Saum Chaka (above) is a member of the Neema Women's Group, which has been operating since 2011. The group helped her out when a windstorm destroyed her house. She and her six children had nowhere to go, so the group put up funds to house her and her family while the home was being rebuilt.
The Neema Group has 15 women in total, and they often help each other out in times of need. They make their money by selling young trees, creating paper from elephant dung, and making beautiful jewelry. Some projects the women have taken on include building a water tank for their community (which ended a five-mile walk for water) and sending their children to school.
Jenliza Mwikamba (above) is part of the 32-member, 10-year-old Bungule Women's Group. She said her house was made of grass and leaky, and that her kids did not have beds and were not attending school. Now there is a metal roof over her house, and her children sleep in beds and are in secondary school. She and the other women in Bungule make money by weaving and selling colorful baskets.
A third women's group features opportunities for women who have suffered injuries or are handicapped. The Bugata Disabled and Handicapped Group produces stuffed animals for the Wildlife Works markets.
The Overall Impact
Women's groups are powerful, but they are not completely open. A woman must be invited to participate, and participate she must. If a woman does not show up and meet her obligations, she is asked to leave.

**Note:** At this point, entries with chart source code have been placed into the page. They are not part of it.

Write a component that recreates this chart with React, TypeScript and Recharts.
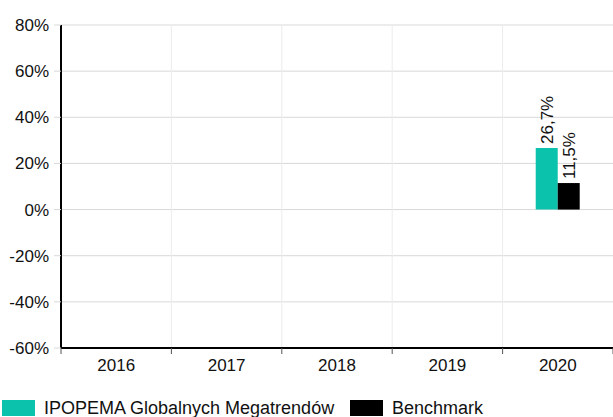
import { Bar, BarChart, CartesianGrid, LabelList, Legend, XAxis, YAxis } from 'recharts'

const years = ['2016', '2017', '2018', '2019', '2020']
const fundValues = [null, null, null, null, 26.7]
const benchmarkValues = [null, null, null, null, 11.5]
const yTicks = [-60, -40, -20, 0, 20, 40, 60, 80]

const FUND = 'IPOPEMA Globalnych Megatrendów'
const BENCH = 'Benchmark'
const TEAL = '#0bc2ad'
const FONT = '"Liberation Sans", Arial, sans-serif'

const data = years.map((year, i) => ({
  year,
  fund: fundValues[i],
  bench: benchmarkValues[i],
}))

const W = 613
const H = 436
const LEFT = 61
const plotW = W - LEFT
const bandW = plotW / years.length

const pct = (v: number) => `${String(v).replace('.', ',')}%`

function YearTick({ x, y, payload, index }: any) {
  const left = x - bandW / 2
  return (
    <g>
      <line x1={left} y1={y - 8} x2={left} y2={y - 2} stroke="#555" strokeWidth={1} />
      {index === years.length - 1 && (
        <line x1={x + bandW / 2} y1={y - 8} x2={x + bandW / 2} y2={y - 2} stroke="#555" />
      )}
      <text x={x} y={y + 15} textAnchor="middle" fontSize={17} fill="#111" fontFamily={FONT}>
        {payload.value}
      </text>
    </g>
  )
}

function RotatedLabel({ x, y, width, value }: any) {
  if (value == null) return null
  const cx = x + width / 2
  return (
    <text
      transform={`translate(${cx + 1}, ${y - 4}) rotate(-90)`}
      textAnchor="start"
      dominantBaseline="central"
      fontSize={17}
      fill="#111"
      fontFamily={FONT}
    >
      {pct(value)}
    </text>
  )
}

function LegendBox() {
  const item = (color: string, label: string, width: number) => (
    <div style={{ display: 'flex', alignItems: 'flex-start', width }}>
      <div style={{ width: 33, height: 16, background: color, marginTop: 1 }} />
      <span style={{ marginLeft: 9, fontSize: 18, lineHeight: '18px', color: '#111' }}>{label}</span>
    </div>
  )
  return (
    <div style={{ display: 'flex', height: 37, paddingLeft: 2, fontFamily: FONT }}>
      {item(TEAL, FUND, 348)}
      {item('#000', BENCH, 200)}
    </div>
  )
}

export default function App() {
  return (
    <div style={{ width: W, height: 417, overflow: 'hidden', background: '#fff' }}>
      <style>{'body{margin:0;overflow:hidden}'}</style>
      <BarChart
        width={W}
        height={H}
        data={data}
        margin={{ top: 25, right: 0, left: 0, bottom: 0 }}
        barCategoryGap="30%"
        barGap={0}
      >
        <CartesianGrid vertical={false} stroke="#d9d9d9" />
        <CartesianGrid
          horizontal={false}
          stroke="#ececec"
          verticalCoordinatesGenerator={({ offset }: any) =>
            [1, 2, 3, 4].map((i) => offset.left + (i * offset.width) / years.length)
          }
        />
        <XAxis
          dataKey="year"
          height={51}
          tickLine={false}
          axisLine={{ stroke: '#000', strokeWidth: 2 }}
          tick={<YearTick />}
          interval={0}
        />
        <YAxis
          width={LEFT}
          domain={[-60, 80]}
          ticks={yTicks}
          interval={0}
          tickSize={7}
          tickMargin={5}
          tickLine={{ stroke: '#d9d9d9' }}
          axisLine={{ stroke: '#000', strokeWidth: 2 }}
          tickFormatter={(v: number) => `${v}%`}
          tick={{ fontSize: 17, fill: '#111', fontFamily: FONT }}
        />
        <Legend verticalAlign="bottom" content={<LegendBox />} />
        <Bar dataKey="fund" name={FUND} fill={TEAL} isAnimationActive={false}>
          <LabelList dataKey="fund" content={<RotatedLabel />} />
        </Bar>
        <Bar dataKey="bench" name={BENCH} fill="#000" isAnimationActive={false}>
          <LabelList dataKey="bench" content={<RotatedLabel />} />
        </Bar>
      </BarChart>
    </div>
  )
}
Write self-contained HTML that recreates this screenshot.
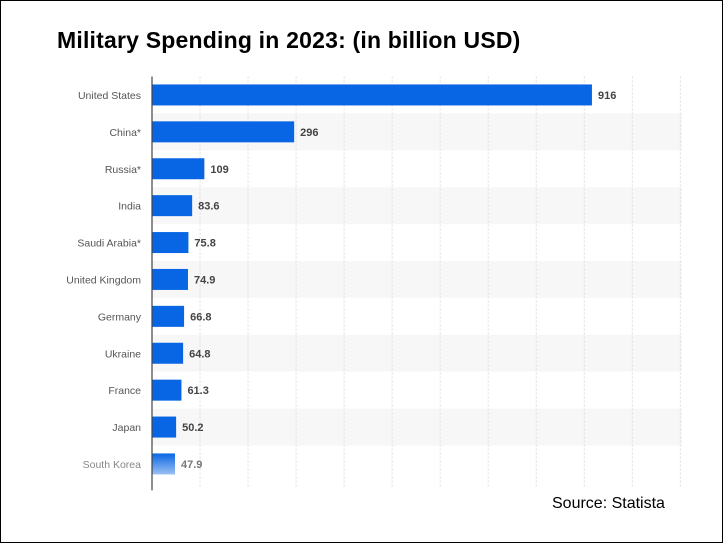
<!DOCTYPE html>
<html><head><meta charset="utf-8"><style>
html,body{margin:0;padding:0;background:#fff}
#wrap{position:relative;width:721px;height:541px;border:1px solid #000;overflow:hidden}
#title{position:absolute;left:56px;top:26px;font:bold 23px "Liberation Sans",sans-serif;color:#000;letter-spacing:0.2px}
#source{position:absolute;left:551px;top:494px;font:16px "Liberation Sans",sans-serif;color:#000}
svg text{font-family:"Liberation Sans",sans-serif}
</style></head><body>
<div id="wrap">
<div id="title">Military Spending in 2023: (in billion USD)</div>
<svg id="chart" width="721" height="541" style="position:absolute;left:0;top:0">
<defs><linearGradient id="fade" x1="0" y1="0" x2="0" y2="1"><stop offset="0" stop-color="#0866e4"/><stop offset="1" stop-color="#9cc0f3"/></linearGradient></defs>
</svg>
<div id="source">Source: Statista</div>
</div>
<script>
const categories=["United States","China*","Russia*","India","Saudi Arabia*","United Kingdom","Germany","Ukraine","France","Japan","South Korea"];
const values=[916,296,109,83.6,75.8,74.9,66.8,64.8,61.3,50.2,47.9];
const valueLabels=["916","296","109","83.6","75.8","74.9","66.8","64.8","61.3","50.2","47.9"];
const gridTicks=[100,200,300,400,500,600,700,800,900,1000,1100];
const svg=document.getElementById('chart');
const NS='http://www.w3.org/2000/svg';
const x0=151,pxPer=0.4803,top0=75.5,rowH=36.9,plotRight=681;
const x=v=>x0+v*pxPer;
const y=i=>top0+i*rowH;
function mk(t,a){const e=document.createElementNS(NS,t);for(const k in a)e.setAttribute(k,a[k]);svg.appendChild(e);return e;}
categories.forEach((c,i)=>{if(i%2===1){const b=mk('rect',{x:x0,y:y(i),width:plotRight-x0,height:rowH,fill:'#f7f7f7'});

}});
gridTicks.forEach(t=>{const l=mk('line',{x1:x(t),x2:x(t),y1:top0,y2:y(categories.length)+4,stroke:'#ddd','stroke-dasharray':'2,2','stroke-width':1});

});
categories.forEach((c,i)=>{
 const cy=y(i)+rowH/2;const last=i===categories.length-1;
 const r=mk('rect',{x:x0,y:cy-10.5,width:x(values[i])-x0,height:21,fill:last?'url(#fade)':'#0866e4'});
 
 
 const lb=mk('text',{x:140,y:cy+4,'text-anchor':'end','font-size':'10.5',fill:last?'#888':'#555'});lb.textContent=c;
 
 
 const vl=mk('text',{x:x(values[i])+6,y:cy+4,'font-size':'11','font-weight':'bold',fill:last?'#777':'#444'});vl.textContent=valueLabels[i];
 
 
});
const ax=mk('line',{x1:x0,x2:x0,y1:top0,y2:y(categories.length)+8,stroke:'#444','stroke-width':1.2});


</script>
</body></html>
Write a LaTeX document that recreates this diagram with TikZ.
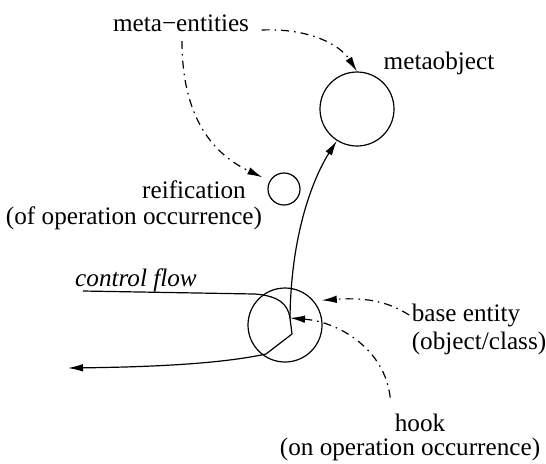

While the groups are a primary source of revenue for women, there are additional opportunities. The Wildlife Works Ranger Corps has added women to its staff in its efforts to protect the forest from slash and burn farming and charcoal burning, as well as its wildlife inhabitants from poachers. Other women have joined the Wildlife Works eco-charcoal making team.
There are many, many levers that are changing the course of the Kasigau Corridor REDD+ Project area's future. It is clear that women are one of the most powerful ones.
When I consider that their reach touches more than 10% of the region, it is clear that the home improvements, education and general living improvements are lifting the morale of the region. I think these levers are a primary reason people are friendly and welcoming in Kasigau. Life is improving and the future looks brighter.
Disclosures: Audi paid me to visit Africa and capture content as part of a larger documentary project that will be released this Fall. Audi supports Wildlife Works as part of a carbon offset program that compensates for the manufacturing and the first 50,000 gas driving miles of the new A3 e-tron. All photographs are by me, the author, Geoff Livingston.